She found herself unable to read, her brain equally resistant to the content of good novels and trashy magazines. She rose early and sat in her husband’s wardrobe, inhaling the smell of his shirts. One night she crawled into the bed of her seven-year-old son and when he woke, confused to find her there, she pretended there was a wasp in her room.

More frighteningly, she once had to stop driving because she could not remember which pedal was the accelerator and which was the brake, thinking that ‘he was gone, so nothing mattered any more, and neither did I’.

Another time she found herself on the wrong side of the road and could not remember which was the right side. ‘Who knew that grief could interfere with your motor skills, quite literally in this case?’

THE STATE OF DISBELIEF by Juliet Rosenfeld (Short Books £12.99, 192 pp)

THE STATE OF DISBELIEF by Juliet Rosenfeld (Short Books £12.99, 192 pp)

Actually, I wanted to tell Rosenfeld, lots of us know that. I haven’t lost a partner myself, but I have listened to friends who have. I have heard them tell me of their own ‘short circuits’: the dialling of unanswerable phones, the handbags inexplicably put away in freezers, the work clothes slipped into, unthinking, on Sunday mornings.

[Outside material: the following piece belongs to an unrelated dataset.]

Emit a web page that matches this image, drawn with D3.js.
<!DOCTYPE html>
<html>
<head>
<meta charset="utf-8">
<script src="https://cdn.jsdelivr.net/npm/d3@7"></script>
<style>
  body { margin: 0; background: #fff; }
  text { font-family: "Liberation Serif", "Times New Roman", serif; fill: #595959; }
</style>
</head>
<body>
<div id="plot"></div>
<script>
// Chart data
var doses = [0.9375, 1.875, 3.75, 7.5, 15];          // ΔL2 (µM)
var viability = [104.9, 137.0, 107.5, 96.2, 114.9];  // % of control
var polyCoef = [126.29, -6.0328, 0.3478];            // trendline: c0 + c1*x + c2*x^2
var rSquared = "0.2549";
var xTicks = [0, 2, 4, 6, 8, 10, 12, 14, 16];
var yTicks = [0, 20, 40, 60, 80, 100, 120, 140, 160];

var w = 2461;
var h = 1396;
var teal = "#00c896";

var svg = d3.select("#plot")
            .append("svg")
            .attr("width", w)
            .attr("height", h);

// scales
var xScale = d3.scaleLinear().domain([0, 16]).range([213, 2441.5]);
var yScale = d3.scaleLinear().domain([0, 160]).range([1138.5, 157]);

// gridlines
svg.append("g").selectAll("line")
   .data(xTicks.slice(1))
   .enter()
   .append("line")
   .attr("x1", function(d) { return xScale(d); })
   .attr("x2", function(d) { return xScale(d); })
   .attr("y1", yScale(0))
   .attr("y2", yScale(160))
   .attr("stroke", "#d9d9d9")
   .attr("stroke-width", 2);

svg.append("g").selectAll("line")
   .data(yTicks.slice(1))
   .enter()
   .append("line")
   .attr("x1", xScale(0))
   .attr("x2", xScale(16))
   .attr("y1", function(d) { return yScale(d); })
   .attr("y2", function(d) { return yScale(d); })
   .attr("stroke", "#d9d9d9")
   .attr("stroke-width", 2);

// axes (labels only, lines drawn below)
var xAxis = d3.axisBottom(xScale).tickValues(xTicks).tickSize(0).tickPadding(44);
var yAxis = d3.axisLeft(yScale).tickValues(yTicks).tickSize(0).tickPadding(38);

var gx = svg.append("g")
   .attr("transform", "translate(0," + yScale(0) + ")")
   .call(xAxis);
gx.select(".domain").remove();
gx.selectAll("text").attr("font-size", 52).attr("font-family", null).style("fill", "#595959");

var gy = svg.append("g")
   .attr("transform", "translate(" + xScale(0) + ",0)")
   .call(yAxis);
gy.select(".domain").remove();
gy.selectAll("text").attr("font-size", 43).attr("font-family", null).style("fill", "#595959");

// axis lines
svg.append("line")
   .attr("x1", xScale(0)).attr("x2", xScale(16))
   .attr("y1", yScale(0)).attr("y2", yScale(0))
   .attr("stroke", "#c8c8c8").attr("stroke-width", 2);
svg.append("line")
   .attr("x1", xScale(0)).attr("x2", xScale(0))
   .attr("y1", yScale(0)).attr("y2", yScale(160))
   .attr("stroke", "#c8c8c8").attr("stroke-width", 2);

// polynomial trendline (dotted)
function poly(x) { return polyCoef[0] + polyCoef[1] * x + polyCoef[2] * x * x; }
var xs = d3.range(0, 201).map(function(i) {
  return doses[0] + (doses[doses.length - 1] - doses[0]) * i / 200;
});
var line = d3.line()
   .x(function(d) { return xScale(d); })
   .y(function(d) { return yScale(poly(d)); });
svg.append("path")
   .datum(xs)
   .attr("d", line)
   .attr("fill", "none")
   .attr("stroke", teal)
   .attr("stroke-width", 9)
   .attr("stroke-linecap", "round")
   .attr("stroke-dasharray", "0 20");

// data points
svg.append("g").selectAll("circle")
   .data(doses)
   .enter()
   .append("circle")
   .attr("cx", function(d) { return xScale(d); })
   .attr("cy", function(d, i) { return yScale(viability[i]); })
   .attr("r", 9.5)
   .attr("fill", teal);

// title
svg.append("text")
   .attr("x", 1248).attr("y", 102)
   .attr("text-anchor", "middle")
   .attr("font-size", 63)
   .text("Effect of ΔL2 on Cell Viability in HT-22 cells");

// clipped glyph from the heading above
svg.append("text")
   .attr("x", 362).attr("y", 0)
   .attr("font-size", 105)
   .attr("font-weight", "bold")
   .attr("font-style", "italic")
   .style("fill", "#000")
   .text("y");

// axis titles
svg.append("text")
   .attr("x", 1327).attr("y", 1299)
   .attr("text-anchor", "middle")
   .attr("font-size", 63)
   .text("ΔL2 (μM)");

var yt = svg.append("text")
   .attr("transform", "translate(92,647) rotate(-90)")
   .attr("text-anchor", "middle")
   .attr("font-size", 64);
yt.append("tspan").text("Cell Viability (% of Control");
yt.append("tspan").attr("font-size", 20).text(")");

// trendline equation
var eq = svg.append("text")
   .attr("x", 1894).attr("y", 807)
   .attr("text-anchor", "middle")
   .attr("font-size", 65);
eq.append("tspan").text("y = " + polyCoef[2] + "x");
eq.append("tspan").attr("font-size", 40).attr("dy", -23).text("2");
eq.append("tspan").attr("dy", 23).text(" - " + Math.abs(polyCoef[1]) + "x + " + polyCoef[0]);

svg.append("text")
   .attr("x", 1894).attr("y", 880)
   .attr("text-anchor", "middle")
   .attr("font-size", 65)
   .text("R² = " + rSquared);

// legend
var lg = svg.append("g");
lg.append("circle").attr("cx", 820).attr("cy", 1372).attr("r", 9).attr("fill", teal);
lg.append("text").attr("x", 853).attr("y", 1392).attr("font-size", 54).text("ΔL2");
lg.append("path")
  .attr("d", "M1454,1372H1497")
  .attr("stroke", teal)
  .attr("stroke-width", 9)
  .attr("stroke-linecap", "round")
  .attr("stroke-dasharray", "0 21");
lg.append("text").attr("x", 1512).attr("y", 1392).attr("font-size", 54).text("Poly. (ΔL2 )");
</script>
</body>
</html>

Something similar happened to her hero, Sigmund Freud. He wrote his book, Mourning And Melancholia in 1918. A few years later, his daughter Sophie died, aged 28, of Spanish flu and soon after that her four-year-old son succumbed to tuberculosis.

The great thinker, who had found a ‘meaning’ in everything, wrote: ‘I find the loss very hard to bear. I don’t think I have experienced such grief . . . I work out of sheer necessity; fundamentally everything has lost its meaning to me.’

By 1929, Freud accepted that ‘the acute sorrow we feel after such a loss will run its course, but also we will remain inconsolable, and will never find a substitute . . . and that is how it should be. It is the only way of perpetuating a love that we do not want to abandon.’

It is lovely to hear Rosenfeld describe learning to laugh again at the end of her book. I hope she doesn’t adhere to Andrew’s instructions that she remain single forever. I’m a big fan of therapy, but only the kind that allows people to find their own truths at their own supported pace.

I am glad that Rosenfeld will now be telling her own clients that, when it comes to grief, there are no stages and there is no plan. ‘There is only you and your loss. And time.’